The moral of the Jerry Sandusky saga is this: Pennsylvania State University, as an institution, decided that protecting Joe Paterno’s reputation and winning a few more football games was more important than stopping the ongoing rape of young boys.

Of course, no one ever said anything like that out loud. Indeed, it’s likely that none of the many people who knew or suspected that Sandusky was a child molester ever made a conscious calculation that protecting the football program was more important than protecting the boys Sandusky was raping.
Such a level of conscious sociopathic indifference to suffering is fairly rare. What isn’t rare are all the psychological, social, and legal mechanisms that allow someone like Sandusky to flourish in the midst of Our Great Little Town. For at least a decade, and probably far longer, State College was full of people who deliberately closed their eyes to the truth about Sandusky.
These people didn’t know the truth only because they didn’t want to know it. The best example of this pattern of denial is provided by how Mike McQueary’s witnessing Sandusky’s anal rape of a 10-year-old boy in a shower was, within 24 hours, transformed into “something of a sexual nature” when reported by Joe Paterno to his formal administrative superiors and then within a few days into what university president Graham Spanier characterized as “conduct that made someone uncomfortable.”
Everyone knew, but everyone decided not to know—starting with Paterno, who, despite his canny attempts to play the role of the naive and befuddled old man, forced Sandusky off his staff all the way back in 1999, shortly after the first formal criminal complaint (that we know of) against Sandusky was filed with the police—a complaint that resulted in a 95-page police report, but, mysteriously, no charges.

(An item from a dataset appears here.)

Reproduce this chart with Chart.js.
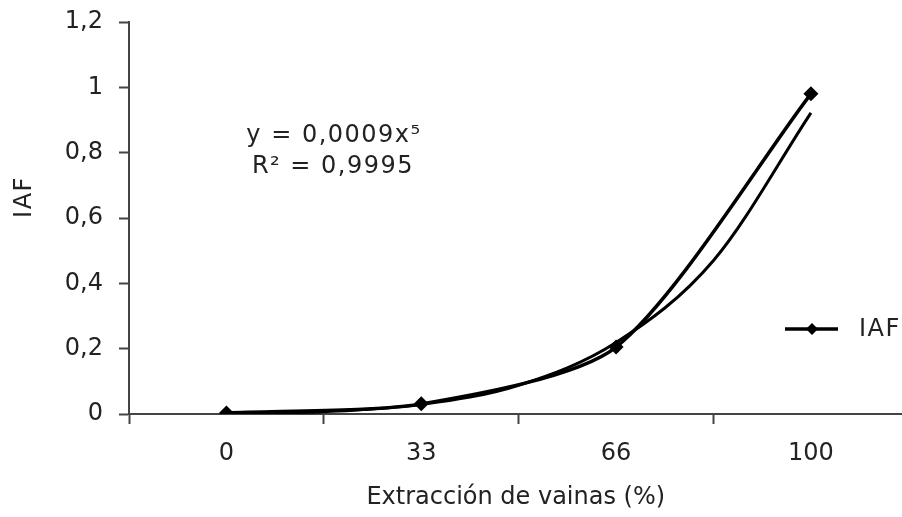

Sandusky’s coaching career was over, but neither Paterno nor anyone else decided to do anything about the fact that Sandusky would spend another decade using the university’s facilities to run his Second Mile charity for troubled young boys—not even after McQueary caught Sandusky raping a child on campus.
Instead, the powers that were—including Paterno, Spanier, athletic director Tim Curley, and vice president for business and finance Gary Schultz, who we now know kept a thick file on Sandusky—decided that, as president Spanier put it in a deleted email that he sued to get back, the “humane” thing would be to cover up Sandusky’s ongoing career of serial child rape.
Again, it’s unlikely any of these people ever thought of what they were doing in those terms, i.e., in terms of what they were actually doing, as opposed to what they told themselves they were doing. The human capacity for conscious and unconscious rationalization in the pursuit of craven self-interest is nearly unlimited, especially when those rationalizations are put forth in an institutional context, with all the pressure such contexts put on people to be “team players” and “constructive contributors” to the ongoing mission of those institutions.
The single most chilling sentence in the legal record of the case is this: referring to the rape of the child witnessed by McQueary, the Pennsylvania attorney general’s office noted in its report last November that “there is no indication that anyone from the university ever attempted to learn the identity of the child who was sexually assaulted on their campus or made any follow-up effort to obtain more information.” Relatively few people are prone to the sorts of compulsions that can lead a man to the place where Jerry Sandusky finds himself today. Far more of us will, sooner or later, find ourselves at risk of committing the sorts of acts depicted in that quote.
In that sense, all of us are, or can easily become, Penn State.